# OBJECTIVE:
Go over the listing below line by line and tally those containing "matplotlib". Give only the tally.

# MATERIAL PROVIDED:
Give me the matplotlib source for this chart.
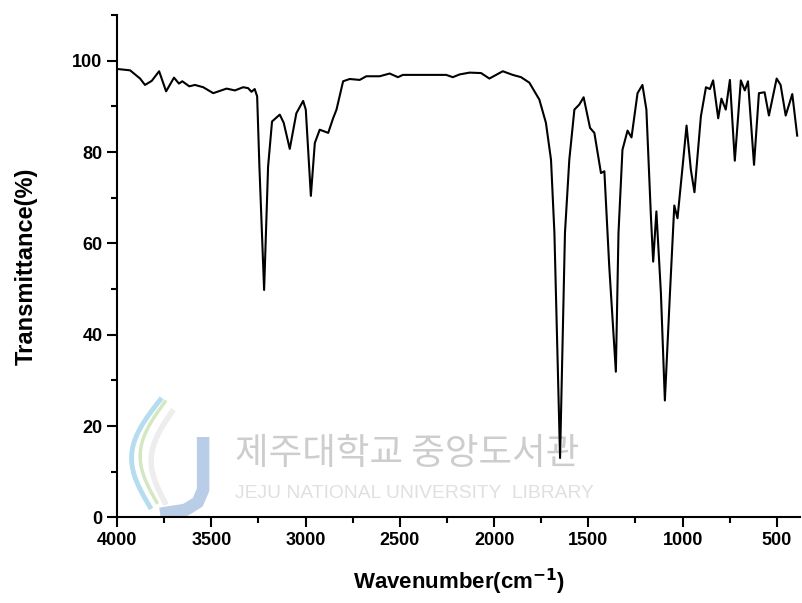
import numpy as np
import matplotlib.pyplot as plt
from matplotlib.ticker import MultipleLocator

# IR spectrum (wavenumber in cm-1, transmittance in %)
wavenumber = [4000, 3931, 3878, 3852, 3816, 3777, 3740, 3698, 3672, 3654,
              3617, 3587, 3543, 3490, 3419, 3375, 3331, 3305, 3287, 3270,
              3257, 3245, 3220, 3199, 3178, 3137, 3116, 3084, 3049, 3013,
              2999, 2972, 2951, 2925, 2880, 2854, 2836, 2801, 2766, 2713,
              2678, 2607, 2554, 2510, 2484, 2289, 2254, 2219, 2183, 2130,
              2069, 2025, 1954, 1901, 1857, 1813, 1760, 1725, 1698, 1680,
              1650, 1624, 1601, 1574, 1548, 1525, 1491, 1468, 1433, 1415,
              1389, 1354, 1340, 1319, 1292, 1271, 1239, 1213, 1192, 1168,
              1156, 1139, 1115, 1094, 1067, 1044, 1027, 1000, 979, 956,
              937, 903, 876, 855, 838, 811, 794, 771, 749, 723,
              691, 670, 653, 621, 595, 565, 542, 501, 480, 453,
              418, 392]
transmittance = [98.2, 97.9, 96.1, 94.7, 95.6, 97.7, 93.3, 96.3, 95.0, 95.5,
                 94.4, 94.7, 94.2, 92.9, 93.9, 93.5, 94.2, 94.0, 93.2, 93.8,
                 92.2, 76.8, 49.8, 76.8, 86.7, 88.2, 86.4, 80.7, 88.5, 91.2,
                 89.3, 70.4, 82.0, 84.9, 84.2, 87.4, 89.3, 95.5, 96.0, 95.8,
                 96.6, 96.6, 97.2, 96.4, 96.9, 96.9, 96.9, 96.4, 97.0, 97.4,
                 97.3, 96.1, 97.7, 96.9, 96.4, 95.2, 91.5, 86.4, 78.3, 62.3,
                 13.0, 62.3, 78.3, 89.3, 90.4, 92.0, 85.3, 84.2, 75.4, 75.8,
                 54.9, 31.9, 62.3, 80.5, 84.7, 83.2, 92.9, 94.7, 89.3, 65.9,
                 56.0, 67.0, 49.1, 25.6, 49.1, 68.3, 65.5, 76.8, 85.8, 76.1,
                 71.2, 87.8, 94.2, 93.8, 95.7, 87.4, 91.7, 89.3, 95.8, 78.1,
                 95.7, 93.5, 95.5, 77.2, 92.9, 93.1, 88.0, 96.1, 94.7, 88.0,
                 92.7, 83.6]

plt.rcParams['font.family'] = ['Liberation Sans', 'DejaVu Sans']

fig = plt.figure(figsize=(8.02, 6.03), dpi=100)
ax = fig.add_axes([0.146, 0.142, 0.852, 0.833])

# faint library watermark behind the data
ax.text(0.173, 0.126, '제주대학교 중앙도서관', transform=ax.transAxes,
        fontsize=26.3, color='#cdcdcd', family=['Noto Sans CJK KR'],
        va='center', ha='left', zorder=0)
ax.text(0.173, 0.047, 'JEJU NATIONAL UNIVERSITY  LIBRARY', transform=ax.transAxes,
        fontsize=13.9, color='#e0e0e0', va='center', ha='left', zorder=0)
# rough logo: a pale blue J and swooshes
ax.plot([0.1259, 0.1259, 0.118, 0.1, 0.063], [0.16, 0.055, 0.03, 0.015, 0.007],
        transform=ax.transAxes, color='#b9cde6', lw=9, solid_capstyle='butt', zorder=0)
t = np.linspace(0, 1, 40)
ax.plot(0.048 + 0.015 * t - 0.034 * np.sin(np.pi * t), 0.021 + 0.213 * t,
        transform=ax.transAxes, color='#b5dcef', lw=3.5, zorder=0)
ax.plot(0.058 + 0.012 * t - 0.03 * np.sin(np.pi * t), 0.03 + 0.2 * t,
        transform=ax.transAxes, color='#d3e8c0', lw=2.5, zorder=0)
ax.plot(0.07 + 0.01 * t - 0.025 * np.sin(np.pi * t), 0.03 + 0.18 * t,
        transform=ax.transAxes, color='#ededed', lw=4, zorder=0)

ax.plot(wavenumber, transmittance, color='black', lw=1.5, zorder=2)

ax.set_xlim(4000, 375)
ax.set_ylim(0, 110)
ax.xaxis.set_major_locator(MultipleLocator(500))
ax.xaxis.set_minor_locator(MultipleLocator(250))
ax.yaxis.set_minor_locator(MultipleLocator(10))
ax.set_yticks([0, 20, 40, 60, 80, 100])

for s in ['top', 'right']:
    ax.spines[s].set_visible(False)
for s in ['left', 'bottom']:
    ax.spines[s].set_linewidth(1.5)

ax.tick_params(which='major', direction='out', length=7, width=1.5,
               labelsize=13)
ax.tick_params(which='minor', direction='out', length=4.5, width=1.5)
for lab in ax.get_xticklabels() + ax.get_yticklabels():
    lab.set_fontweight('bold')

ax.set_xlabel('Wavenumber(cm$^{\\mathbf{-1}}$)', fontsize=16, fontweight='bold',
              labelpad=13)
ax.set_ylabel('Transmittance(%)', fontsize=17, fontweight='bold', labelpad=25)

fig.savefig('out.png', dpi=100)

# RESPONSE BELOW:
3